Substitution as symbolic act: some explanatory notes

    Substitution operates in stories at two levels at least: the characters, in attempting to reach certain goals, put up tokens to guide themselves or to fool others; the narrator, to retard the action or to put the reader or listener off the track, puts up tokens as well.

     The token is not usually an exact replica of that which it represents, but a "rough equivalent." A stone is not a parent; it does not look like, weigh as much as, act or think as a parent might. But a stone can serve as a token of a parent, as those who visit graveyards know.

     In "Little Red Riding Hood," the wolf dresses himself to look like the grandmother. He substitutes certain attributes of the grandmother for his own; he wears her clothing, he lies in her bed. At the level of character, the wolf is doing the substituting. But on that other level, the wolf may be no more than an alternate form of that "lure" and "corruption" associated with the bedroom. At this level, the grandmother is another face of this "crime."
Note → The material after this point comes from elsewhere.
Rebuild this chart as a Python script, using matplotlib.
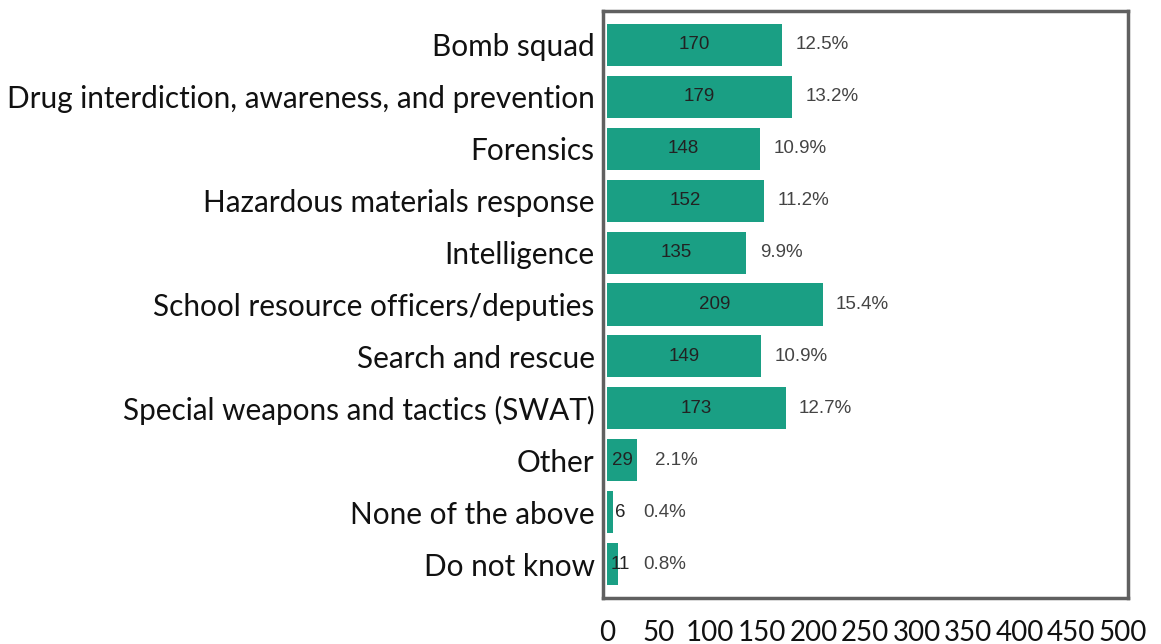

     In "Hansel and Gretel," all of the characters play the game of substitution. Hansel uses pebbles and crusts to simulate parental or divine guidance. He uses a bone to simulate a finger. The father and mother give crusts in place of bread enough to live on, a brush fire in place of a log fire. The witch advances a pleasing, reassuring lie in place of a frightening truth. But the narrator is not immune to the game. Watch what valuables go into Hansel's famous pocket, and note the similarity and dissimilarity of function. Examine the various fires that make a difference, including the pale fire of the moon, and bright fire of the sun. And then observe the substitutions of one character for another, of step-mother for mother, of witch for step-mother, of Hansel for Gretel, or of Hansel for God.

     Whether the substitution is seen as a task for a character or for the narrator, it usually involves a selection of just a few attributes of the absent or "substituted for" object. In other words, the task is to identify certain parts of the whole that will adequately represent the whole, just as a painter chooses just those elements that will count in creating a recognizable two-dimensional image of a tbree-dimensional human model. Such a substitution is called a "metonymy" or a "synecdoche." The part is never the same as the whole; it is in a sense an "empty" version of the whole, or a weaker version at best, a "pale imitation," like the moon.

     All such substitutions need to be evaluated on both the level of the character and that of the narrator.